Mindu Dorji, a House Owner in Olakha who constructed his house in 2005 confirms that the rule to reserve parking spaces from the individual plot was in place already. “Thromde had a rule that if we are building 10 unit house, we have to slot 10 parking spaces. For my house, I have 10 parking spaces for individual tenants. But I also can’t say that space is enough. When you are in Thimphu, so many relatives and families come to you. They drive their own car. And in some cases both the spouses have individual cars, which is why the problem keeps coming up,” he said.
Padma Lal, a Flat Owner in Bebena under the Thromde says that the parking problem in the area might be because of the conversion of the area from rural to Thromde. “Before Bebena was considered under the rural area. Maybe this is one of the reasons why they didn’t build a parking area. We have a wall constructed around the boundary. We were asked not to demolish the walls. Even if we build parking, it is a bit inconvenient. If we remove the wall, build parking, the water is going to clog the drain, making the house’s foundation weak,” he added.
Thimphu Thromde says the latest measure will allow them to carry out enforcement activity to keep roads clear of parked cars.
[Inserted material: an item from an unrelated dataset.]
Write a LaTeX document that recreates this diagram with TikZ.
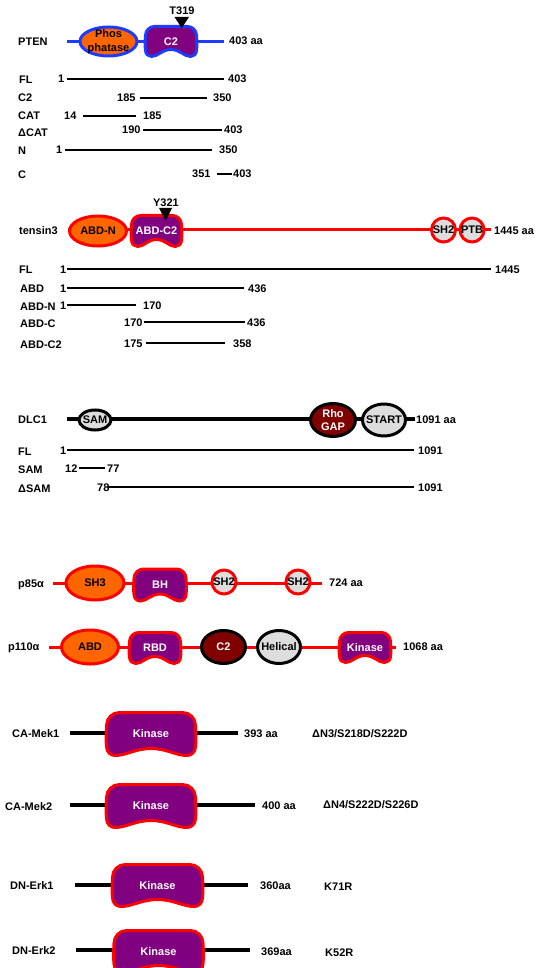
\documentclass[tikz,border=0pt]{standalone}
\usepackage{fontspec}
\setmainfont{Liberation Sans}
\usetikzlibrary{shapes.geometric}

\definecolor{dorange}{HTML}{FF6600}
\definecolor{dpurple}{HTML}{800080}
\definecolor{dblue}{HTML}{1E3CFF}
\definecolor{dred}{HTML}{FF0000}
\definecolor{dmaroon}{HTML}{800000}
\definecolor{dgray}{HTML}{DDDDDD}

\tikzset{
  x=1pt, y=-1pt,
  txt/.style={font=\fontsize{11}{13}\selectfont\bfseries, inner sep=0pt},
  lbl/.style={txt, anchor=base west},
  dom/.style={txt, align=center},
  frag/.style={line width=1.5pt, black},
  bbblue/.style={line width=3pt, dblue},
  bbred/.style={line width=3pt, dred},
  bbblack/.style={line width=4pt, black},
  bbthick/.style={line width=4.5pt, black},
  redorange/.style={draw=dred, fill=dorange, line width=3pt},
  redpurple/.style={draw=dred, fill=dpurple, line width=3pt},
  redgray/.style={draw=dred, fill=dgray, line width=3pt},
  blackgray/.style={draw=black, fill=dgray, line width=3pt},
  blackmaroon/.style={draw=black, fill=dmaroon, line width=3pt},
  site/.style={fill=black},
}

% text label, vertically centred on the cap height at (x,y)
\newcommand\lab[4]{\node[lbl] (#1) at ({#2},{#3+4}) {#4};}

% fragment row: id, y, line start, line end, left number x, left number, right number x, right number
\newcommand\fragrow[8]{%
  \coordinate (#1-s) at (#3,#2);
  \coordinate (#1-e) at (#4,#2);
  \draw[frag] (#1-s) -- (#1-e);
  \node[lbl] (#1-a) at ({#5},{#2+4}) {#6};
  \node[lbl] (#1-b) at ({#7},{#2+4}) {#8};
}

% elliptic domain: style, cx, cy, width, height, name, text colour, text
\newcommand\edomain[8]{%
  \node[ellipse, #1, minimum width=#4, minimum height=#5, inner sep=0pt] (#6) at (#2,#3) {};
  \node[dom, text=#7] (#6-t) at (#6.center) {#8};
}

% catalytic-type domain with rounded top and hollowed bottom:
% style, cx, cy, half width, half height, name, text
\newcommand\kdomain[7]{%
  \draw[#1] ({#2-#4},{#3-0.4*#5})
    .. controls ({#2-#4},{#3-0.73*#5}) and ({#2-#4+0.27*#5},{#3-#5}) .. ({#2-#4+0.6*#5},{#3-#5})
    -- ({#2+#4-0.6*#5},{#3-#5})
    .. controls ({#2+#4-0.27*#5},{#3-#5}) and ({#2+#4},{#3-0.73*#5}) .. ({#2+#4},{#3-0.4*#5})
    .. controls ({#2+#4+0.6},{#3+0.1*#5}) and ({#2+#4+0.4},{#3+0.4*#5}) .. ({#2+#4},{#3+0.6*#5})
    .. controls ({#2+#4-0.2},{#3+0.85*#5}) and ({#2+#4-0.2*#5},{#3+#5}) .. ({#2+#4-0.4*#5},{#3+#5})
    .. controls ({#2+#4-0.4*#5-0.25*#4},{#3+#5}) and ({#2+0.35*#4},{#3+#5-7}) .. ({#2},{#3+#5-7})
    .. controls ({#2-0.35*#4},{#3+#5-7}) and ({#2-#4+0.4*#5+0.25*#4},{#3+#5}) .. ({#2-#4+0.4*#5},{#3+#5})
    .. controls ({#2-#4+0.2*#5},{#3+#5}) and ({#2-#4+0.2},{#3+0.85*#5}) .. ({#2-#4},{#3+0.6*#5})
    .. controls ({#2-#4-0.4},{#3+0.4*#5}) and ({#2-#4-0.6},{#3+0.1*#5}) .. ({#2-#4},{#3-0.4*#5})
    -- cycle;
  \node[dom, text=white] (#6) at (#2,#3) {#7};
}

\begin{document}
\begin{tikzpicture}
\useasboundingbox (0,0) rectangle (537,968);

% ---------------- PTEN ----------------
\coordinate (pten-s) at (67,41.5);
\coordinate (pten-e) at (224,41.5);
\draw[bbblue] (pten-s) -- (pten-e);
\edomain{draw=dblue, fill=dorange, line width=3pt}{108.5}{41.5}{57}{29}{pten-phos}{black}{Phos\\[1.5pt]phatase}
\kdomain{draw=dblue, fill=dpurple, line width=3pt}{171}{41.5}{25.5}{15}{pten-c2}{C2}
\node[txt, anchor=base] (t319) at (182,15) {T319};
\fill[site] (174.5,17) -- (189,17) -- (181.7,28) -- cycle;
\lab{pten}{18}{42}{PTEN}
\lab{pten-len}{229}{41}{403 aa}

\lab{ptfl-l}{19}{80}{FL}
\fragrow{ptfl}{79}{67}{224}{58}{1}{228}{403}
\lab{ptc2-l}{18}{98}{C2}
\fragrow{ptc2}{98}{140}{207}{117}{185}{213}{350}
\lab{ptcat-l}{18}{116}{CAT}
\fragrow{ptcat}{116}{83}{136}{64}{14}{143}{185}
\lab{ptdcat-l}{18}{133}{ΔCAT}
\fragrow{ptdcat}{130}{143}{222}{122}{190}{224}{403}
\lab{ptn-l}{18}{151}{N}
\fragrow{ptn}{150}{65}{212}{56}{1}{219}{350}
\lab{ptc-l}{18}{175}{C}
\fragrow{ptc}{174}{217}{232}{192}{351}{233}{403}

% ---------------- tensin3 ----------------
\coordinate (tns-s) at (68,230);
\coordinate (tns-e) at (491,230);
\draw[bbred] (tns-s) -- (tns-e);
\edomain{redorange}{98}{231}{57}{30}{tns-abdn}{black}{ABD-N}
\kdomain{redpurple}{156.5}{231}{25}{15.5}{tns-abdc2}{ABD-C2}
\edomain{redgray}{443.5}{230}{24}{24}{tns-sh2}{black}{SH2}
\edomain{redgray}{472}{230}{24}{24}{tns-ptb}{black}{PTB}
\node[txt, anchor=base] (y321) at (166,207) {Y321};
\fill[site] (159,208) -- (172,208) -- (165.5,221) -- cycle;
\lab{tns}{19}{230}{tensin3}
\lab{tns-len}{494}{231}{1445 aa}

\lab{tfl-l}{19}{269}{FL}
\fragrow{tfl}{269}{67}{491}{60}{1}{495}{1445}
\lab{tabd-l}{20}{288}{ABD}
\fragrow{tabd}{288}{67}{244}{60}{1}{248}{436}
\lab{tabdn-l}{20}{306}{ABD-N}
\fragrow{tabdn}{305}{67}{136}{60}{1}{143}{170}
\lab{tabdc-l}{20}{323}{ABD-C}
\fragrow{tabdc}{322}{144}{245}{124}{170}{247}{436}
\lab{tabdc2-l}{20}{344}{ABD-C2}
\fragrow{tabdc2}{343}{146}{225}{124}{175}{233}{358}

% ---------------- DLC1 ----------------
\coordinate (dlc-s) at (67,419);
\coordinate (dlc-e) at (415,419);
\draw[bbblack] (dlc-s) -- (dlc-e);
\edomain{blackgray}{95}{420}{32}{20}{dlc-sam}{black}{SAM}
\edomain{blackmaroon}{333}{420}{45}{33}{dlc-gap}{white}{Rho\\[0pt]GAP}
\edomain{blackgray}{384}{420}{43}{32}{dlc-start}{black}{START}
\lab{dlc}{18}{419}{DLC1}
\lab{dlc-len}{416}{419}{1091 aa}

\lab{dfl-l}{18}{451}{FL}
\fragrow{dfl}{450}{67}{414}{60}{1}{418}{1091}
\lab{dsam-l}{18}{469}{SAM}
\fragrow{dsam}{468}{79}{105}{65}{12}{107}{77}
\lab{ddsam-l}{18}{488}{ΔSAM}
\fragrow{ddsam}{487}{108}{414}{97}{78}{418}{1091}

% ---------------- p85 alpha ----------------
\coordinate (p85-s) at (53,583);
\coordinate (p85-e) at (322,583);
\draw[bbred] (p85-s) -- (p85-e);
\edomain{redorange}{95}{583}{58}{34}{p85-sh3}{black}{SH3}
\kdomain{redpurple}{160}{585}{26}{16}{p85-bh}{BH}
\edomain{redgray}{224}{582}{24}{24}{p85-nsh2}{black}{SH2}
\edomain{redgray}{298}{582}{24}{24}{p85-csh2}{black}{SH2}
\lab{p85}{18}{583}{p85α}
\lab{p85-len}{329}{582}{724 aa}

% ---------------- p110 alpha ----------------
\coordinate (p110-s) at (49,647);
\coordinate (p110-e) at (396,647);
\draw[bbred] (p110-s) -- (p110-e);
\edomain{redorange}{90}{647}{57}{34}{p110-abd}{black}{ABD}
\kdomain{redpurple}{155}{648}{25.5}{15.5}{p110-rbd}{RBD}
\edomain{blackmaroon}{223.5}{647}{44}{33}{p110-c2}{white}{C2}
\edomain{blackgray}{279}{647}{43}{33}{p110-hel}{black}{Helical}
\kdomain{redpurple}{365}{647.5}{25.5}{15}{p110-kin}{Kinase}
\lab{p110}{8}{646}{p110α}
\lab{p110-len}{403}{646}{1068 aa}

% ---------------- CA-Mek1 / CA-Mek2 ----------------
\coordinate (mek1-s) at (70,733);
\coordinate (mek1-e) at (238,733);
\draw[bbthick] (mek1-s) -- (mek1-e);
\kdomain{redpurple}{151}{734}{44.5}{21.5}{mek1-kin}{Kinase}
\lab{mek1}{12}{733}{CA-Mek1}
\lab{mek1-len}{244}{733}{393 aa}
\lab{mek1-mut}{312}{733}{ΔN3/S218D/S222D}

\coordinate (mek2-s) at (70,805);
\coordinate (mek2-e) at (255,805);
\draw[bbthick] (mek2-s) -- (mek2-e);
\kdomain{redpurple}{151}{806}{44.5}{21.5}{mek2-kin}{Kinase}
\lab{mek2}{5}{806}{CA-Mek2}
\lab{mek2-len}{262}{805}{400 aa}
\lab{mek2-mut}{323}{804}{ΔN4/S222D/S226D}

% ---------------- DN-Erk1 / DN-Erk2 ----------------
\coordinate (erk1-s) at (75,885);
\coordinate (erk1-e) at (248,885);
\draw[bbthick] (erk1-s) -- (erk1-e);
\kdomain{redpurple}{157.5}{885.5}{45}{21}{erk1-kin}{Kinase}
\lab{erk1}{10}{885}{DN-Erk1}
\lab{erk1-len}{260}{885}{360aa}
\lab{erk1-mut}{324}{886}{K71R}

\coordinate (erk2-s) at (76,950);
\coordinate (erk2-e) at (250,950);
\draw[bbthick] (erk2-s) -- (erk2-e);
\kdomain{redpurple}{158.5}{951.5}{44.5}{21}{erk2-kin}{Kinase}
\lab{erk2}{12}{950}{DN-Erk2}
\lab{erk2-len}{261}{951}{369aa}
\lab{erk2-mut}{325}{952}{K52R}
\end{tikzpicture}
\end{document}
They have even circulated notification asking all building owners to use the specified space within the registered plot boundary to park the vehicles. This is in accordance with Thromde’s Development Control Regulation 2016, “a residential building should have one parking slot for each dwelling unit with three or more bedrooms.”
Thimphu Thrompon Kinlay Dorjee says the rationale behind allowing six storied houses in place of five-storied is for the house owners to come up with basement parking and “not to turn it into shops and stores. Now if a house do not have enough space to park the car, and they choose to park along the road and if tenants are fined often, the tenants will also choose to find another house with enough parking. And if the house owners do not get even one month rent, it will be difficult for the owner to pay his loans. That’s why they should understand the complications and they should build a parking basement when we allow them to build six storied houses.”
He added that a time might come when people will have to dismantle shops and stores to convert the ground floor into a parking basement. To this, Thromde has been going around inspecting the areas. Traffic police have been strictly patrolling the areas to enforce the parking restrictions for the past few days.